There are some things that certain classes can just do better than others. This ability word represents that mechanically. It shows up as "[Type]craft -- As long as you control a [Type] creature, ". All cards with this ability are Tribal.
It's a workhorse mechanic, like Metalcraft. But a set's gotta have 'em.
Illusory Wings Tribal Enchantment -- Wizard Aura Flash Enchant creature Enchanted creature has flying. Wizardcraft -- At the end of turn, sacrifice Illusory Wings unless you control a Wizard creature.
Rough Cleave Tribal Sorcery -- Warrior Rough Cleave deals 3 damage to target creature. Warriorcraft -- If you control a Warrior creature, Rough Cleave deals 3 damage to that creature's controller.
And then there's a cycle of tribal equipment like this one:
Burglary Tools Tribal Artifact -- Rogue Equipment Equipped creature has intimidate and “Whenever this deals combat damage to a player, draw a card.” Equip Equip rogue
I tried to make each of these playable without any members of the appropriate class. But they obviously get a lot better when you've got one around.
Shadowclinger Creature -- Human Rogue Shadowclinger can't be blocked except by Rogues.
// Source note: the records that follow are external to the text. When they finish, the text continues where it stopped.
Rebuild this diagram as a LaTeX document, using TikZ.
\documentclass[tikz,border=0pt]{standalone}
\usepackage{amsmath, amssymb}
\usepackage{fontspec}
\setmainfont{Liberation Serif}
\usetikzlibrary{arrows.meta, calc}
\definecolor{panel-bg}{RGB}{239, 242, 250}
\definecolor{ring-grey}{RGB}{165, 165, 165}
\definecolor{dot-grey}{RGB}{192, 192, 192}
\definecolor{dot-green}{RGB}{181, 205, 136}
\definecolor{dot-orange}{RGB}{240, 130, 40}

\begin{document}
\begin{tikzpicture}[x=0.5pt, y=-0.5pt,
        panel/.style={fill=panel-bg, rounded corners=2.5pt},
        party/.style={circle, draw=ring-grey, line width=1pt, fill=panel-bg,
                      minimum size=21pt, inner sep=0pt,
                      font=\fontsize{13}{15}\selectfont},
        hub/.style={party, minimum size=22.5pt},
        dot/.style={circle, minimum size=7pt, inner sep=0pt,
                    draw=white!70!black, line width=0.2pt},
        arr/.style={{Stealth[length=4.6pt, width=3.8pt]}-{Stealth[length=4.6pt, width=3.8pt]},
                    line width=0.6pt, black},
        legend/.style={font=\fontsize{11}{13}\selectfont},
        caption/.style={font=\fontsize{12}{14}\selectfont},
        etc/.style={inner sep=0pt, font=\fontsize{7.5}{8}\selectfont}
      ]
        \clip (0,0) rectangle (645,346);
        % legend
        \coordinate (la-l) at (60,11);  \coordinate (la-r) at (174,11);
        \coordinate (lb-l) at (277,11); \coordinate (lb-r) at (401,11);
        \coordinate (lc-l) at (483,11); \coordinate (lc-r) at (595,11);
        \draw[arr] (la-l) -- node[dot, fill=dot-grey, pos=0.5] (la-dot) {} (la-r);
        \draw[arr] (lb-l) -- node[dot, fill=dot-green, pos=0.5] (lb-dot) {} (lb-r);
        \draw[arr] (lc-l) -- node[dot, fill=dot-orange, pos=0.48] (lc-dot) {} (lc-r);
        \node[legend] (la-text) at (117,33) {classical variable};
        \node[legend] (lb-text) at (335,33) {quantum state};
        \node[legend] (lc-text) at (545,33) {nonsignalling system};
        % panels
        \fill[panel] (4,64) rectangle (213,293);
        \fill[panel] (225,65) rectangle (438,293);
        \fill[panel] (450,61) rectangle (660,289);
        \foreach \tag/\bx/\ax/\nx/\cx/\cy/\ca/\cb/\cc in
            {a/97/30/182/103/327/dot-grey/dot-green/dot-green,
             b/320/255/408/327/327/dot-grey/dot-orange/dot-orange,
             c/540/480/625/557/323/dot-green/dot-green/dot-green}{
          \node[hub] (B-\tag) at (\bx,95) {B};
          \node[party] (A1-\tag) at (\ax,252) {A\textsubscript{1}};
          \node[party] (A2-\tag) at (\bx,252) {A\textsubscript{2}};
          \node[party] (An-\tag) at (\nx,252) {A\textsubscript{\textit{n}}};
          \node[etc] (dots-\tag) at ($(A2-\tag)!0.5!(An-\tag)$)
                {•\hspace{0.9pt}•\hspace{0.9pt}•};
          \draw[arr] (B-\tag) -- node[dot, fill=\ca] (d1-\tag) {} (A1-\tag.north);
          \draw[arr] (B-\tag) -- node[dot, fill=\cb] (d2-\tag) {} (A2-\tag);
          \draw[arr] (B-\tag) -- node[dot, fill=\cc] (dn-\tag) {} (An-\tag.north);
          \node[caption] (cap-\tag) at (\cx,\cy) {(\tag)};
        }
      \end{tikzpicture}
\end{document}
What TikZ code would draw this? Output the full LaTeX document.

It takes a thief to catch a thief. 2/1
Glass Alley Pickpocket Creature -- Human Rogue Whenever you cast a Rogue spell, Glass Alley Pickpocket is unblockable until the end of turn. Whenever Glass Alley Pickpocket deals combat damage to a player, you may draw a card. "No matter how good you are, it always helps to have a distraction." 2/1
Flamekin Firedancer Creature -- Elemental Wizard , Tap an untapped Wizard creature you control: Flamekin Firedancer deals 1 damage ot target creature or player. 1/1
Disbelieve Instant Return target creature with converted mana cost 3 or less to its owner's hand. Draw a card.
Vile Confidant Creature -- Human Advisor At the beginning of your upkeep, you draw a card and lose 1 life for each Advisor you control. 2/1
Master of Propaganda Creature -- Vedalken Advisor When Master of Propaganda enters the battlefield, gain control of target creature. When Master of Propaganda leaves the battlefield, that creature's owner gains control of it unless you control another Advisor. 2/3
I never really finished planning out the distribution of class types among the colors. My idea was to have about five "main" classes that showed up in two colors each (Rogues, Warriors, Wizards, Advisors, and... something else). Then there'd be a few tertiary classes with one or two cards that interacted with them (Assassins, Druids, Berserkers, Scouts, etc). I really liked how Lorwyn/Morningtide spread out the tribes among several colors, so I tried to follow that example. But it ended up being too complicated for one mediocre card designer to sort out.
I was going to need a second major mechanic. I was leaning on something like "Renovate (You may cast this spell for its Renovate cost by returning a permanent you control that shares a type with it to its owner's hand.)" I liked that you could bounce your own Path creatures so that you could replay them with the other choice. But I never got that far.